Synthesis of ternary nanofluids and optimization of their thermophysical properties using artificial neural network

Abstract

This work focuses primarily on the two-step synthesis of ternary nanofluids consisting of silver (Ag), graphene oxide (GO), and multi-walled carbon nanotubes (MWCNT) in volume fractions ranging from 0.005 to 0.03, their stability and structural (morphological) analysis, and appraisal of their thermophysical properties such as thermal conductivity, viscosity, density and specific heat capacity in the temperature range from 20 to 80°C. The thermal conductivity and viscosity were found to be 0.7845 W/m.K and 0.8718 cP at 30°C for 3 vol %. The work also involved the optimization and validation of these thermophysical parameters using Artificial Neural Network (ANN).

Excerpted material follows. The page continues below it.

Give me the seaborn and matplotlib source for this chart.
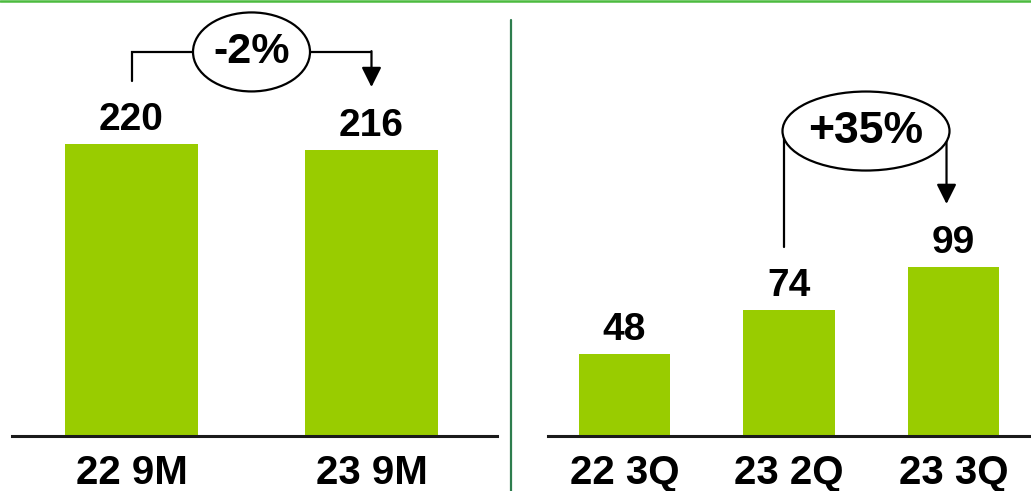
import matplotlib
matplotlib.use("Agg")
import matplotlib.pyplot as plt
import seaborn as sns
import pandas as pd
from matplotlib.patches import Ellipse
from matplotlib.lines import Line2D

# ---- data ----
left_categories = ["22 9M", "23 9M"]
left_values = [220, 216]
left_change = "-2%"

right_categories = ["22 3Q", "23 2Q", "23 3Q"]
right_values = [48, 74, 99]
right_change = "+35%"

sns.set_theme(style="white")
plt.rcParams["font.family"] = ["Liberation Sans", "DejaVu Sans"]
plt.rcParams["text.color"] = "black"

BAR = "#99CC00"
W, H = 1031, 491
fig = plt.figure(figsize=(W / 100, H / 100), dpi=100)

base_y = 435.5  # baseline, pixels from top


def make_ax(x0, x1):
    return fig.add_axes([x0 / W, (H - base_y) / H, (x1 - x0) / W, base_y / H])


axL = make_ax(12, 497)
axR = make_ax(548, 1031)

dfL = pd.DataFrame({"cat": left_categories, "val": left_values})
dfR = pd.DataFrame({"cat": right_categories, "val": right_values})

sns.barplot(data=dfL, x="cat", y="val", color=BAR, width=0.555, ax=axL,
            saturation=1, edgecolor="none")
sns.barplot(data=dfR, x="cat", y="val", color=BAR, width=0.555, ax=axR,
            saturation=1, edgecolor="none")

axL.set_xlim(-0.498, 1.523)
axL.set_ylim(0, base_y / 1.324)
axR.set_xlim(-0.465, 2.471)
axR.set_ylim(0, base_y / 1.70)

for ax, vals in ((axL, left_values), (axR, right_values)):
    ax.set_xlabel("")
    ax.set_ylabel("")
    ax.set_yticks([])
    for s in ("left", "right", "top"):
        ax.spines[s].set_visible(False)
    ax.spines["bottom"].set_linewidth(2.2)
    ax.spines["bottom"].set_color("#1a1a1a")
    ax.tick_params(axis="x", length=0, pad=13, labelsize=29, labelcolor="black")
    for lab in ax.get_xticklabels():
        lab.set_fontweight("bold")
    for i, v in enumerate(vals):
        ax.annotate(str(v), xy=(i, v), xytext=(0, 10), textcoords="offset points",
                    ha="center", va="baseline", fontsize=28, fontweight="bold",
                    color="black", annotation_clip=False)
    ax.patch.set_alpha(0)

LW = 1.6
arrow_kw = dict(arrowstyle="-|>", mutation_scale=30, lw=LW, color="black",
                shrinkA=0, shrinkB=0)

# ---- left change marker ----
sx, sy = 1 / 240, 1 / 1.324  # data units per pixel
ecx, ecy = 0.5, left_values[0] + 69.7
ew, eh = 117 * sx, 79 * sy
axL.plot([0, 0, ecx - ew / 2], [left_values[0] + 47.7, ecy, ecy],
         color="black", lw=LW, clip_on=False, solid_joinstyle="miter")
axL.plot([ecx + ew / 2, 1], [ecy, ecy], color="black", lw=LW, clip_on=False)
axL.annotate("", xy=(1, left_values[1] + 47.2), xytext=(1, ecy + 0.6),
             arrowprops=arrow_kw, annotation_clip=False)
axL.add_patch(Ellipse((ecx, ecy), ew, eh, facecolor="white", edgecolor="black",
                      lw=LW, zorder=5, clip_on=False))
axL.text(ecx, ecy, left_change, ha="center", va="center", fontsize=31,
         fontweight="bold", color="black", zorder=6)

# ---- right change marker ----
sx, sy = 1 / 164.5, 1 / 1.70
ecx, ecy = 1.468, right_values[2] + 80.1
ew, eh = 167 * sx, 79 * sy
lx, rx = 1 - 5 * sx, 2 - 7 * sx
axR.plot([lx, lx], [right_values[1] + 36.9, ecy], color="black", lw=LW,
         clip_on=False)
axR.annotate("", xy=(rx, right_values[2] + 37.2), xytext=(rx, ecy),
             arrowprops=arrow_kw, annotation_clip=False)
axR.add_patch(Ellipse((ecx, ecy), ew, eh, facecolor="white", edgecolor="black",
                      lw=LW, zorder=5, clip_on=False))
axR.text(ecx, ecy, right_change, ha="center", va="center", fontsize=32,
         fontweight="bold", color="black", zorder=6)

# ---- decorative lines ----
fig.add_artist(Line2D([0, 1], [1 - 1.2 / H, 1 - 1.2 / H], color="#4cbb3f",
                      lw=1.8, transform=fig.transFigure))
fig.add_artist(Line2D([511 / W, 511 / W], [0, 1 - 20 / H], color="#2e7d4e",
                      lw=1.6, transform=fig.transFigure))

fig.savefig("out.png", dpi=100, facecolor="white")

The ANN was constituted and tested with the application of Levenberg-Marquardt (LM) algorithm. The titular network size has been inherently optimized as per the relative error to enhance the model’s ability to predict thermal conductivity and viscosity. The Levenberg-Marquardt feed-forward network possessing the optimal network design, 6 – 1 (hidden layer nodes – Output layer nodes) for thermal conductivity and 2 – 4 for viscosity have been identified as the best training approach. The ANN results exhibit the coefficient of regression (R²) to be significant at 0.99736 and 0.99725 for thermal conductivity and viscosity respectively, and the upper limit of relative error was negligible. The same data set subjected to the standard fitting model gave the R² of 0.9931 and 0.9944 with mean square error of 0.0064 and 0.0170, respectively.